No God Modding. This means characters with powers such as Bill Cipher's reality bending. Loopholes are discussed in-house with PCs and are not applicable in OC content. (tldr, no loopholes.) Each character is only allowed one Tumblr Sexyman, so it's easier to ensure fair participation, but in order to preserve the experience overall, there is no god-modding allowed in character powers.
No Murder Hobos. A murder hobo is a term popularized in Tabletop RPG [ttrpg] spaces about characters who choose—above all other options—to solve their problems with killing and hurting NPCs and other PCs. Especially in tandem with "insane" characters, it's disrespectful and insensitive. Most TTRPG Dungeon Masters, when seeing a murder hobo in the making will actively either bar you from participating, ban you from their table, or both. No one likes roleplaying with someone who solves all their problems with murder.
Character assignments do not have to be on the sexypedia but they must meet at least 10 tropes as listed here.
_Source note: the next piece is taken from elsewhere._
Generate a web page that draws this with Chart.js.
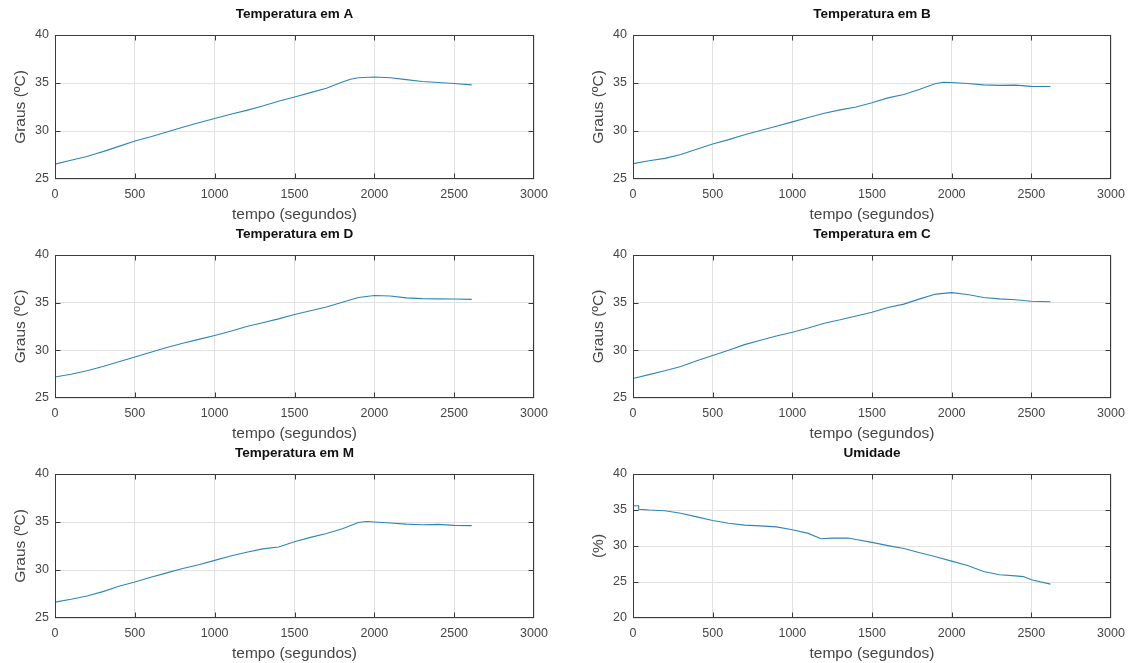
<!DOCTYPE html>
<html>
<head>
<meta charset="utf-8">
<script src="https://cdn.jsdelivr.net/npm/chart.js@4"></script>
<style>
  html, body { margin: 0; padding: 0; background: #fff; }
  body { width: 1129px; height: 663px; position: relative; overflow: hidden; }
  .panel { position: absolute; }
</style>
</head>
<body>
<div class="panel" id="p-a"><canvas id="c-a"></canvas></div>
<div class="panel" id="p-b"><canvas id="c-b"></canvas></div>
<div class="panel" id="p-d"><canvas id="c-d"></canvas></div>
<div class="panel" id="p-c"><canvas id="c-c"></canvas></div>
<div class="panel" id="p-m"><canvas id="c-m"></canvas></div>
<div class="panel" id="p-u"><canvas id="c-u"></canvas></div>
<script>
// valores
const tempoA = [0, 100, 200, 250, 300, 400, 500, 600, 700, 800, 900, 1000, 1100, 1200, 1300, 1400, 1500, 1600, 1700, 1800, 1850, 1900, 2000, 2100, 2200, 2300, 2400, 2500, 2610];
const grausA = [26.55, 26.95, 27.35, 27.6, 27.85, 28.4, 28.95, 29.4, 29.9, 30.4, 30.85, 31.3, 31.75, 32.15, 32.6, 33.1, 33.55, 34.0, 34.45, 35.1, 35.4, 35.55, 35.62, 35.55, 35.35, 35.15, 35.05, 34.95, 34.8];

const tempoB = [0, 100, 200, 300, 400, 500, 600, 700, 800, 900, 1000, 1100, 1200, 1300, 1400, 1500, 1600, 1700, 1800, 1900, 1950, 2000, 2100, 2200, 2300, 2400, 2500, 2620];
const grausB = [26.6, 26.9, 27.15, 27.55, 28.1, 28.65, 29.1, 29.6, 30.05, 30.5, 30.95, 31.4, 31.85, 32.2, 32.5, 32.95, 33.45, 33.8, 34.35, 34.95, 35.08, 35.05, 34.95, 34.8, 34.75, 34.78, 34.65, 34.63];

const tempoD = [0, 100, 200, 300, 400, 500, 600, 700, 800, 900, 1000, 1100, 1200, 1300, 1400, 1500, 1600, 1700, 1800, 1900, 2000, 2100, 2200, 2300, 2400, 2500, 2610];
const grausD = [27.2, 27.5, 27.85, 28.3, 28.8, 29.3, 29.8, 30.3, 30.75, 31.15, 31.55, 32.0, 32.5, 32.9, 33.3, 33.75, 34.15, 34.55, 35.05, 35.55, 35.75, 35.7, 35.5, 35.42, 35.4, 35.38, 35.35];

const tempoC = [0, 100, 200, 300, 400, 500, 600, 700, 800, 900, 1000, 1100, 1200, 1300, 1400, 1500, 1600, 1700, 1800, 1900, 2000, 2100, 2200, 2300, 2400, 2500, 2620];
const grausC = [27.05, 27.45, 27.85, 28.3, 28.9, 29.45, 30.0, 30.6, 31.05, 31.5, 31.9, 32.35, 32.85, 33.2, 33.6, 34.0, 34.5, 34.85, 35.4, 35.9, 36.05, 35.85, 35.55, 35.4, 35.3, 35.15, 35.1];

const tempoM = [0, 100, 200, 300, 400, 500, 600, 700, 800, 900, 1000, 1100, 1200, 1300, 1400, 1500, 1600, 1700, 1800, 1900, 1950, 2000, 2100, 2200, 2300, 2400, 2500, 2610];
const grausM = [26.65, 26.95, 27.3, 27.75, 28.3, 28.75, 29.25, 29.7, 30.15, 30.55, 31.0, 31.45, 31.85, 32.2, 32.4, 32.95, 33.4, 33.8, 34.3, 34.95, 35.05, 35.0, 34.9, 34.78, 34.72, 34.75, 34.65, 34.62];

const tempoU = [0, 1, 35, 36, 100, 200, 300, 400, 500, 600, 700, 800, 900, 1000, 1100, 1180, 1250, 1350, 1400, 1500, 1600, 1700, 1800, 1900, 2000, 2100, 2200, 2300, 2400, 2450, 2500, 2620];
const umidade = [35.1, 35.6, 35.6, 35.1, 35.0, 34.9, 34.55, 34.05, 33.55, 33.15, 32.9, 32.8, 32.65, 32.25, 31.75, 31.0, 31.1, 31.1, 30.9, 30.5, 30.05, 29.65, 29.05, 28.5, 27.9, 27.3, 26.45, 26.0, 25.85, 25.75, 25.3, 24.7];

const xTicks = [0, 500, 1000, 1500, 2000, 2500, 3000];
const tempTicks = [25, 30, 35, 40];
const umidTicks = [20, 25, 30, 35, 40];

const FONT = "'Liberation Sans', Arial, Helvetica, sans-serif";
const AXIS_COLOR = '#3a3a3a';
const TEXT_COLOR = '#454545';
const LINE_COLOR = '#2f86b4';

// posição das áreas de plotagem
const colLeft = [55, 633];
const colRight = [534, 1111];
const rowTop = [35, 255, 474];
const rowBottom = [179, 398, 618];
const Y_AXIS_W = 55;
const TOP_H = 34;
const BOTTOM_H = 46;
const PAD_RIGHT = 16;

const matlabBox = {
  id: 'matlabBox',
  afterDraw(chart) {
    const { ctx, chartArea: a } = chart;
    const x = chart.scales.x;
    const y = chart.scales.y;
    const len = 5;
    const l = Math.round(a.left) + 0.5;
    const r = Math.round(a.right) - 0.5;
    const t0 = Math.round(a.top) + 0.5;
    const b = Math.round(a.bottom) - 0.5;
    ctx.save();
    ctx.strokeStyle = AXIS_COLOR;
    ctx.lineWidth = 1;
    ctx.beginPath();
    x.ticks.forEach((t) => {
      const px = Math.min(Math.max(Math.round(x.getPixelForValue(t.value)) + 0.5, l), r);
      ctx.moveTo(px, t0);
      ctx.lineTo(px, t0 + len);
      ctx.moveTo(px, b);
      ctx.lineTo(px, b - len);
    });
    y.ticks.forEach((t) => {
      const py = Math.min(Math.max(Math.round(y.getPixelForValue(t.value)) + 0.5, t0), b);
      ctx.moveTo(l, py);
      ctx.lineTo(l + len, py);
      ctx.moveTo(r, py);
      ctx.lineTo(r - len, py);
    });
    ctx.stroke();
    ctx.strokeRect(l, t0, r - l, b - t0);
    ctx.restore();
  },
};

function makePanel(id, col, row, title, yLabel, tempo, valores, yMin, yMax, yTicks) {
  const left = colLeft[col] - Y_AXIS_W;
  const top = rowTop[row] - TOP_H;
  const width = colRight[col] - colLeft[col] + Y_AXIS_W + PAD_RIGHT;
  const height = rowBottom[row] - rowTop[row] + TOP_H + BOTTOM_H;

  const box = document.getElementById('p-' + id);
  box.style.left = left + 'px';
  box.style.top = top + 'px';
  box.style.width = width + 'px';
  box.style.height = height + 'px';

  const points = tempo.map((t, i) => ({ x: t, y: valores[i] }));

  return new Chart(document.getElementById('c-' + id), {
    type: 'line',
    data: {
      datasets: [{
        data: points,
        borderColor: LINE_COLOR,
        borderWidth: 1.1,
        pointRadius: 0,
        tension: 0,
        fill: false,
      }],
    },
    options: {
      responsive: true,
      maintainAspectRatio: false,
      animation: false,
      events: [],
      layout: { padding: { left: 0, right: PAD_RIGHT, top: 0, bottom: 0 } },
      plugins: {
        legend: { display: false },
        tooltip: { enabled: false },
      },
      scales: {
        x: {
          type: 'linear',
          position: 'bottom',
          min: 0,
          max: 3000,
          afterBuildTicks: (scale) => { scale.ticks = xTicks.map((v) => ({ value: v })); },
          afterFit: (scale) => {
            scale.height = BOTTOM_H;
            scale.paddingLeft = 0;
            scale.paddingRight = 0;
          },
          ticks: {
            color: TEXT_COLOR,
            padding: 8,
            maxRotation: 0,
            callback: (v) => String(v),
            font: { family: FONT, size: 12.5 },
          },
          grid: { color: '#e2e2e2', lineWidth: 1, drawTicks: false },
          border: { display: false },
          title: {
            display: true,
            text: 'tempo (segundos)',
            color: TEXT_COLOR,
            font: { family: FONT, size: 15.5 },
            padding: { top: 0, bottom: 1 },
          },
        },
        top: {
          type: 'linear',
          position: 'top',
          min: 0,
          max: 3000,
          afterFit: (scale) => {
            scale.height = TOP_H;
            scale.paddingLeft = 0;
            scale.paddingRight = 0;
          },
          ticks: { display: false },
          grid: { display: false },
          border: { display: false },
          title: {
            display: true,
            text: title,
            color: '#111',
            font: { family: FONT, size: 13.5, weight: 'bold' },
            padding: { top: 5, bottom: 0 },
          },
        },
        y: {
          min: yMin,
          max: yMax,
          afterBuildTicks: (scale) => { scale.ticks = yTicks.map((v) => ({ value: v })); },
          afterFit: (scale) => {
            scale.width = Y_AXIS_W;
            scale.paddingTop = 0;
            scale.paddingBottom = 0;
          },
          ticks: {
            color: TEXT_COLOR,
            padding: 6,
            callback: (v) => String(v),
            font: { family: FONT, size: 12.5 },
          },
          grid: { color: '#e2e2e2', lineWidth: 1, drawTicks: false },
          border: { display: false },
          title: {
            display: true,
            text: yLabel,
            color: TEXT_COLOR,
            font: { family: FONT, size: 15.5 },
            padding: { top: 11, bottom: 0 },
          },
        },
      },
    },
    plugins: [matlabBox],
  });
}

makePanel('a', 0, 0, 'Temperatura em A', 'Graus (ºC)', tempoA, grausA, 25, 40, tempTicks);
makePanel('b', 1, 0, 'Temperatura em B', 'Graus (ºC)', tempoB, grausB, 25, 40, tempTicks);
makePanel('d', 0, 1, 'Temperatura em D', 'Graus (ºC)', tempoD, grausD, 25, 40, tempTicks);
makePanel('c', 1, 1, 'Temperatura em C', 'Graus (ºC)', tempoC, grausC, 25, 40, tempTicks);
makePanel('m', 0, 2, 'Temperatura em M', 'Graus (ºC)', tempoM, grausM, 25, 40, tempTicks);
makePanel('u', 1, 2, 'Umidade', '(%)', tempoU, umidade, 20, 40, umidTicks);
</script>
</body>
</html>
We've gotten this question in the past so I'll mention it here as well, the gender of the character doesn't not affect the possibility of assignment. Tumblr Sexymen' (for you younger tumblr users especially) is specifically a term used to describe characters who are surprisingly loved by Tumblr or the rest of the internet, especially romantically. It was popularized by the site-wide fascination with characters such as The Onceler [The Lorax (2012)], Jack Frost [Rise of The Guardians], Sans [Undertale], and Bill Cipher [Gravity Falls]. It has no relation to gender, sexuality, or any other defining aspects, but it can be designated with Sexyman OR Sexywoman depending on personal preference. Most older Tumblr users will use the term Sexyman indiscriminately.
If you create a character with an assignment that is not on the wiki please DO NOT make suggestions or edits to the wiki.